Micron executives continue to predict a future ripe with the opportunity for the company, even as financial markets appear to be less bullish on how the company will perform in the near future.

Last week, Micron held its 2015 Summer Analyst Day, where it provided a state of the union and where it's headed. Executives echoed much of what they said in a spring update and its most recent quarterly results.

The turbulence the company faced from slowing PC shipments has affected its DRAM business, acknowledged Micron CEO D. Mark Durcan during the event. "It really caught a number of us by surprise, but it's not a cataclysmic cycle," he said. Despite the PC slowdown, Micron is forecasting 25% growth for its DRAM business in 2015 and 24% in 2016.

Durcan also emphasized the diversification of end markets as a reason to be positive going forward. "It's created a situation where memory makers have a lot more opportunity to differentiate themselves and their offerings." Micron foresees this diversification of demand through 2019 with continued growth in mobile and enterprise markets as the client segment further declines. Durcan said embedded markets, such as automotive and industrial, remain steady.

Micron expects its recent investments in manufacturing and technology efficiencies to really start paying off in 2016. "We feel pretty good about continuing to invest through these cycles," said Durcan. "We believe there is continued growth ahead."

A significant part of that growth will be in NAND, said Micron president Mark Adams, with opportunities in SSDs and mobile. He noted the NAND market is more turbulent than the DRAM segment, and talked about the diversification of the memory business and Micron's presence in the networking, automotive and mobile segments. Adams also emphasized the company has not been a legacy memory business for the past few years. It's more than just silicon, he said; it's also about how it's packaged and the supporting software.

The memory business has changed, it hasn't changed as dramatically so much has shifted, Jim Handy, principal analyst with Objective Analysis, told EE Times in a telephone interview following the event. "The business has changed from being single-focused to being broader focused. That said, there are certain parts that were with us in yesteryear and no longer with us now." Rather than being a PC and video memory business, said Handy, who attended the analyst day event, it's now a PC and mobile business.

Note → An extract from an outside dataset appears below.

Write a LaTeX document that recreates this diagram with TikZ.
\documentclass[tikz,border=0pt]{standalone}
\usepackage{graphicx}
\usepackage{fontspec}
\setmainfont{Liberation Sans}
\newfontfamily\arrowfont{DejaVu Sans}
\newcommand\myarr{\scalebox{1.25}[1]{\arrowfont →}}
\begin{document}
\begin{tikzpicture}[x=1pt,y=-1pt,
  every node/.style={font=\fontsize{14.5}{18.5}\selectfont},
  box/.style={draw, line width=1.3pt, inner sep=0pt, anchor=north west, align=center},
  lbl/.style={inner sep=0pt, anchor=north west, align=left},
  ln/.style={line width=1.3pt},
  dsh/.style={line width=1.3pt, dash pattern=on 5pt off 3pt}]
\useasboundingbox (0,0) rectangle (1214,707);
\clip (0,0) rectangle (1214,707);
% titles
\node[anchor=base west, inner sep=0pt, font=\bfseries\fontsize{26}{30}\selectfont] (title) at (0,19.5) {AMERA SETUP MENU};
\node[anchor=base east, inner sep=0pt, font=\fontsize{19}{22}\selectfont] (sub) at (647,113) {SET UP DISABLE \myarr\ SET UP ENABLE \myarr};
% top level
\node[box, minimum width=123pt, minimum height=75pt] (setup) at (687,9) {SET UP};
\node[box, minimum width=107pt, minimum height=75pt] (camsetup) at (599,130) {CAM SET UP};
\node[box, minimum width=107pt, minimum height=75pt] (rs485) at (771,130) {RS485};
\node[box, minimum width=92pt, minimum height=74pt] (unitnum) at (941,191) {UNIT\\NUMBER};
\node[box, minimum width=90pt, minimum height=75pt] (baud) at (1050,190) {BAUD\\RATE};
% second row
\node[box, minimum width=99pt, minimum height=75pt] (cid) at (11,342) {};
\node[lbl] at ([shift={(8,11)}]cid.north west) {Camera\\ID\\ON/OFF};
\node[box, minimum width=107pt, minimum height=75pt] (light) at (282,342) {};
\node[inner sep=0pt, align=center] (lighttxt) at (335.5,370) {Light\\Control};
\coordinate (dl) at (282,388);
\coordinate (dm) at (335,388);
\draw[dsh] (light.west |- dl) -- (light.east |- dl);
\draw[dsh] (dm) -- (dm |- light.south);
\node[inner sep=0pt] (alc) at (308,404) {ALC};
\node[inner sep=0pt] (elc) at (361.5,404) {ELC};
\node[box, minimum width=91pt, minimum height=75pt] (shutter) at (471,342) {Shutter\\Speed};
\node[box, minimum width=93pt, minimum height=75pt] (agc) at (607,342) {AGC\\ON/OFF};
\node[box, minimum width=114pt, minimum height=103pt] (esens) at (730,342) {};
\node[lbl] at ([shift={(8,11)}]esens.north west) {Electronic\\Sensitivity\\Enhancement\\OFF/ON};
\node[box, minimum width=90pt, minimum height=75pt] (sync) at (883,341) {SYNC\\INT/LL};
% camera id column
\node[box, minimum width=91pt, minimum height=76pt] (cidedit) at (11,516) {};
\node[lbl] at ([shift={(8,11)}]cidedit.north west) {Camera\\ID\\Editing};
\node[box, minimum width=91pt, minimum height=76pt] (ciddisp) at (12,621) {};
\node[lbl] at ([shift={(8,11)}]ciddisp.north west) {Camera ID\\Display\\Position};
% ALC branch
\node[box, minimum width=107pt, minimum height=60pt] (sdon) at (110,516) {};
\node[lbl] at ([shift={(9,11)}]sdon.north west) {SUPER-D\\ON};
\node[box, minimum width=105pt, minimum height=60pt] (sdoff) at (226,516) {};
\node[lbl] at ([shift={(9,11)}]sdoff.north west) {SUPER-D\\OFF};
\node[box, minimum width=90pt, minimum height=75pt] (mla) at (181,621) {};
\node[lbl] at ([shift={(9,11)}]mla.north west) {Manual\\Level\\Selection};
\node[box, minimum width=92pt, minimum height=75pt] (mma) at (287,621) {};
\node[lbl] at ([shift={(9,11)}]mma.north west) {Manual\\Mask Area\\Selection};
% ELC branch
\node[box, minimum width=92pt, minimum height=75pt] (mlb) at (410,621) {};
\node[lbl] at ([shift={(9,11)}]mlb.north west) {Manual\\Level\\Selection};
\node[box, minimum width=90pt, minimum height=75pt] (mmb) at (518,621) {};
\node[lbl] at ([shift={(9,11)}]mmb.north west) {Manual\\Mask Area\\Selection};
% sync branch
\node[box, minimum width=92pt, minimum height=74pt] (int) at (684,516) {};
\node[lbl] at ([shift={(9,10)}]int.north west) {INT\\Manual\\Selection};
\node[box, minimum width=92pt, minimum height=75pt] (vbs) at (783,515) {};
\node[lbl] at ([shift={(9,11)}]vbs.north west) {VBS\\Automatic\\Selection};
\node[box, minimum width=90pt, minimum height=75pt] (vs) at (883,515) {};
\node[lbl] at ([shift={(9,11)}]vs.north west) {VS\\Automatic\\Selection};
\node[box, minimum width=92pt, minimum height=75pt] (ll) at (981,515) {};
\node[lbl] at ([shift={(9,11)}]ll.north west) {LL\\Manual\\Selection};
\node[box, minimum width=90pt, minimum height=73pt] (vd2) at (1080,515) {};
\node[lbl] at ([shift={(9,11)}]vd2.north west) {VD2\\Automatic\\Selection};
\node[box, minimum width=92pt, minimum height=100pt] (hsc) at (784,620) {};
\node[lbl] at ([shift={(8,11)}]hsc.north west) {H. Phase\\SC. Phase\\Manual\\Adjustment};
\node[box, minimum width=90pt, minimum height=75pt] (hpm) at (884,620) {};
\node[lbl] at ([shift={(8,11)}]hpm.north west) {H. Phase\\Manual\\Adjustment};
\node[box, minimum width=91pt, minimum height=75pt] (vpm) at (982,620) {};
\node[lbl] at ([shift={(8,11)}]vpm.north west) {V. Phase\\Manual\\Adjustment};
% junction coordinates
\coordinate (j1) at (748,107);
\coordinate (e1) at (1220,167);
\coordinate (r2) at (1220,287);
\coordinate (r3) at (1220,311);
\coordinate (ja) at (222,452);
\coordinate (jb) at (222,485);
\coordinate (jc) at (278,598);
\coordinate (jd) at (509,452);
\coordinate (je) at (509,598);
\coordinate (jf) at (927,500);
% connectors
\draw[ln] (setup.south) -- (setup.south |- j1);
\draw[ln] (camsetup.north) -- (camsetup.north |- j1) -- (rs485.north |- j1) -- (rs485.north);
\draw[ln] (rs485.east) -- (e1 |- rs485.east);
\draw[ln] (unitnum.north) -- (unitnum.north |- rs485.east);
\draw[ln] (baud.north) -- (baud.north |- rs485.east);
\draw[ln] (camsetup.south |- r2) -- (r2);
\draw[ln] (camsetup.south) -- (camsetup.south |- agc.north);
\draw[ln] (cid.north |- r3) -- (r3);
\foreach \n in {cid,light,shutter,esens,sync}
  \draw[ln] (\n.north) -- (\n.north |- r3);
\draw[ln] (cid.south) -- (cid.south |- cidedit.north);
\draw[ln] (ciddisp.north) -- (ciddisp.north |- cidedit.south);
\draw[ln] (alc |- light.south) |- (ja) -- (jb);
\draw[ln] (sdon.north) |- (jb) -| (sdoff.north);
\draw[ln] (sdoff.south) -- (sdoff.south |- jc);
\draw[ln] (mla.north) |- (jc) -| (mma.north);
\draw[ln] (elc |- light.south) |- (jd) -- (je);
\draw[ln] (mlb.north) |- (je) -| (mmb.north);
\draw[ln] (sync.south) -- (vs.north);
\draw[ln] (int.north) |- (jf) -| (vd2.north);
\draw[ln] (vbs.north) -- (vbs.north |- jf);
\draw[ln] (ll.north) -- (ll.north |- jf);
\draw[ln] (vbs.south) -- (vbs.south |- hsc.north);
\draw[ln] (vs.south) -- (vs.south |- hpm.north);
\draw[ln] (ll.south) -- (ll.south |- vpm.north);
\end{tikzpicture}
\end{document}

In addition, he said, despite all of the different places memory can go now and the interesting opportunities in the memory business, "packaging is not as innovative as the chips themselves."

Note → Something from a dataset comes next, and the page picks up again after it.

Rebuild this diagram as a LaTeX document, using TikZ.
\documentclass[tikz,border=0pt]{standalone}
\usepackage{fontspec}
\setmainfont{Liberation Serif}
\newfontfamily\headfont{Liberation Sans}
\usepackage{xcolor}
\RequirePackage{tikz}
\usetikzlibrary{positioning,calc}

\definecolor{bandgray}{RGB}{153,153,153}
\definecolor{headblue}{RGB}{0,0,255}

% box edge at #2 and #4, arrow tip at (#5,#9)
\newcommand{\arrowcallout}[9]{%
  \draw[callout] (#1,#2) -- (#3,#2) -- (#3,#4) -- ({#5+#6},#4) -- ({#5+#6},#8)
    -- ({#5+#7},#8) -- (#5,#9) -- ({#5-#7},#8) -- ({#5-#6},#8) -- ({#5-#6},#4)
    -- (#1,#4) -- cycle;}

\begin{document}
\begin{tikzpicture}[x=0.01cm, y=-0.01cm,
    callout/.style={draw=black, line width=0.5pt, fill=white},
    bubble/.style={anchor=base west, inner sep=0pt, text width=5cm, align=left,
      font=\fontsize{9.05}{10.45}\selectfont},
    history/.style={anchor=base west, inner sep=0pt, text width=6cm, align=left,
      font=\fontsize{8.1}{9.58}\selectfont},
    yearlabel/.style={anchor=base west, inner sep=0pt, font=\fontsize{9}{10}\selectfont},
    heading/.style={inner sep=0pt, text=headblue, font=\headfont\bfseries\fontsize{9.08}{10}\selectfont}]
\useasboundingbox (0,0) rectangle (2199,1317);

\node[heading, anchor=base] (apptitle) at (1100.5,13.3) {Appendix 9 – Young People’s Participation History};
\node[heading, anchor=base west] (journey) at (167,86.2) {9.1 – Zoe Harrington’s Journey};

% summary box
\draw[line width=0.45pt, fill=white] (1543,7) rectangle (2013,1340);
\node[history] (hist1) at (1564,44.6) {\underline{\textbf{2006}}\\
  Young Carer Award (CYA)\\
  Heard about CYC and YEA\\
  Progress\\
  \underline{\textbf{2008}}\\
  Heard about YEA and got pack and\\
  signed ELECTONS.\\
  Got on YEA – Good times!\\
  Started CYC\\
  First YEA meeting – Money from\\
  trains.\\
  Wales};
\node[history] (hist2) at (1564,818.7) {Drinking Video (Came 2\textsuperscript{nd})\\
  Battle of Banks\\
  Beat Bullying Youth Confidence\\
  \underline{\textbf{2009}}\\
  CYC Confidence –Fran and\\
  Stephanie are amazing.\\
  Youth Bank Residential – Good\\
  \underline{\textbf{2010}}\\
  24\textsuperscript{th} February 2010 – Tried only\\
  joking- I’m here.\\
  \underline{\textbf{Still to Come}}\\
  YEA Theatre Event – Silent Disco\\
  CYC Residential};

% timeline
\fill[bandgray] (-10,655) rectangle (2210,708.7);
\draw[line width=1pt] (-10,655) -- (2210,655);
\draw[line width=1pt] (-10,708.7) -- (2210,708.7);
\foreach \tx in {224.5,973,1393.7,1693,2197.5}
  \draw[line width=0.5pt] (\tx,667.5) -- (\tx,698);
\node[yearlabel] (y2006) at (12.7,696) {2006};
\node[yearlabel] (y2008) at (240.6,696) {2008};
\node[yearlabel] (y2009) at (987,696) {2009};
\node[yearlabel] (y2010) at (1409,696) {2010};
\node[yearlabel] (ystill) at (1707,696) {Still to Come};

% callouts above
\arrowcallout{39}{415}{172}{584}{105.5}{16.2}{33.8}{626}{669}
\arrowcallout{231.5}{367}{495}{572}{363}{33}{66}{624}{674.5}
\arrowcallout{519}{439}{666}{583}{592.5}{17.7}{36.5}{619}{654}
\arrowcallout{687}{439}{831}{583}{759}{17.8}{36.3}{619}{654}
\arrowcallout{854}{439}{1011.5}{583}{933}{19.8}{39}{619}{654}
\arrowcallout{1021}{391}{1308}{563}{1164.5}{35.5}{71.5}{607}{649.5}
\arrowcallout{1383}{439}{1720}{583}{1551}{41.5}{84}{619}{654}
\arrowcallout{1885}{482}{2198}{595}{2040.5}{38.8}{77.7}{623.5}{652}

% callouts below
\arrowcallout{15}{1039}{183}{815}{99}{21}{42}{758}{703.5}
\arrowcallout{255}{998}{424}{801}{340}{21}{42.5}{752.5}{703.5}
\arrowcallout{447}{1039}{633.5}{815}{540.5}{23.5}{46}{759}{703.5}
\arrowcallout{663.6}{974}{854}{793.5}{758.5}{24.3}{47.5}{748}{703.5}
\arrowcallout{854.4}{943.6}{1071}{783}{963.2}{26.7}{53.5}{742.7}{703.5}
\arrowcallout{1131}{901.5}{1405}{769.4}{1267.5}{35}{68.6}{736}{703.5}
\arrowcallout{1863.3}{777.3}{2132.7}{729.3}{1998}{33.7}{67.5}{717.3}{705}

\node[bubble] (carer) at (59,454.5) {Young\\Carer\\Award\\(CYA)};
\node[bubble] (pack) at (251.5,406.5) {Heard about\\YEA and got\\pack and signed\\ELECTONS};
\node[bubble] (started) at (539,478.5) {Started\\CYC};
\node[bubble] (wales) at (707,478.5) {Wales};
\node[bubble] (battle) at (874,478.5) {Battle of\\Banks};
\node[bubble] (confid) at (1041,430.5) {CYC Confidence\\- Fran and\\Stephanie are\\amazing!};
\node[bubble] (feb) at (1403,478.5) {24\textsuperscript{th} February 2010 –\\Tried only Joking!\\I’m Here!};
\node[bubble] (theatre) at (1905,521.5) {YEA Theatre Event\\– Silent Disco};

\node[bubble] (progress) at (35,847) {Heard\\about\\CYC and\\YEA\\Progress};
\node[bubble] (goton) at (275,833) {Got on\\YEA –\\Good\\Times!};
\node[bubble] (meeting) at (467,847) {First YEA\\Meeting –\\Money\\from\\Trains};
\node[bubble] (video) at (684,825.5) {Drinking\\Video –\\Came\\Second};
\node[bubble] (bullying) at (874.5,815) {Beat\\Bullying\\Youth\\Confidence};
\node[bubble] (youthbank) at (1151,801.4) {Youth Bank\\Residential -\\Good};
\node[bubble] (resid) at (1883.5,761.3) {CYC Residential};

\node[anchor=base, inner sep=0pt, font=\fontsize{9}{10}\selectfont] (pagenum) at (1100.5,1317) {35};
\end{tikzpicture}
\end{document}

Handy's observation was that financial analysts were not as excited about the future of Micron as company executives were. He said there were many questions surrounding its 3D NAND technology, such as how many bits and how many layers. "If you can't make it, it doesn't matter," he said, noting that it's not in production yet, and that no one, including Samsung, yet knows how to make 3D NAND yield well, although Micron is bullish on it.

Scott DeBoer, Micron's VP of research and development, laid out the company's forward looking technologies, which include 3D NAND, Hybrid Memory Cube and 3D XPoint; Handy noted there was no mention of the Automata processor. The company and its partner Intel have yet to provide greater detail as to what's under the hood of 3D XPoint.

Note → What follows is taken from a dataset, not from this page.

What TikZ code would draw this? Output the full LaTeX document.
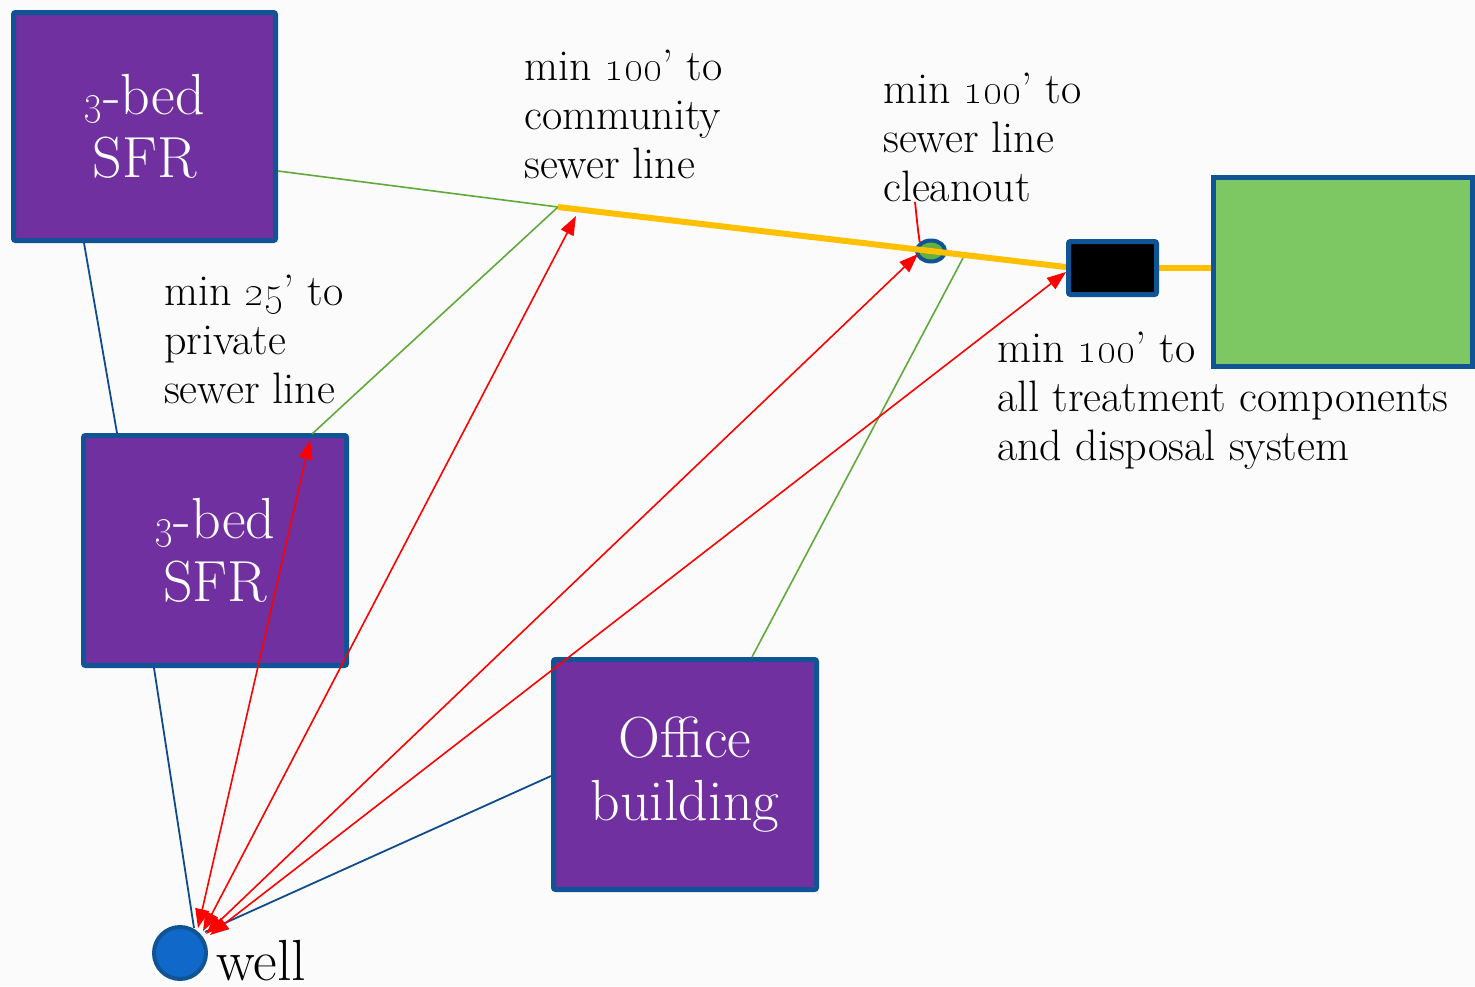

DeBoer said Micron's current key technology priorities include continuing yield and volume ramp of 3D NAND with enablement of its second generation 3D NAND in its Singapore fab; first wafers from the fab's expansion are due out next summer. On the DRAM front, Micron's 20nm yield is progressing to plan, he said.

From a technology perspective, Handy said Micron is focusing on the right things. "The most important thing is they have invested to catch up with the process leaders in DRAM." He said Micron had fallen behind in that area, making its costs higher.

Micron has been an opportunistic company and takes the higher price for its product whenever possible, Handy said, which has been to its benefit. However, "it's always wanted to be more diversified than it is, but it has not become a very diverse company."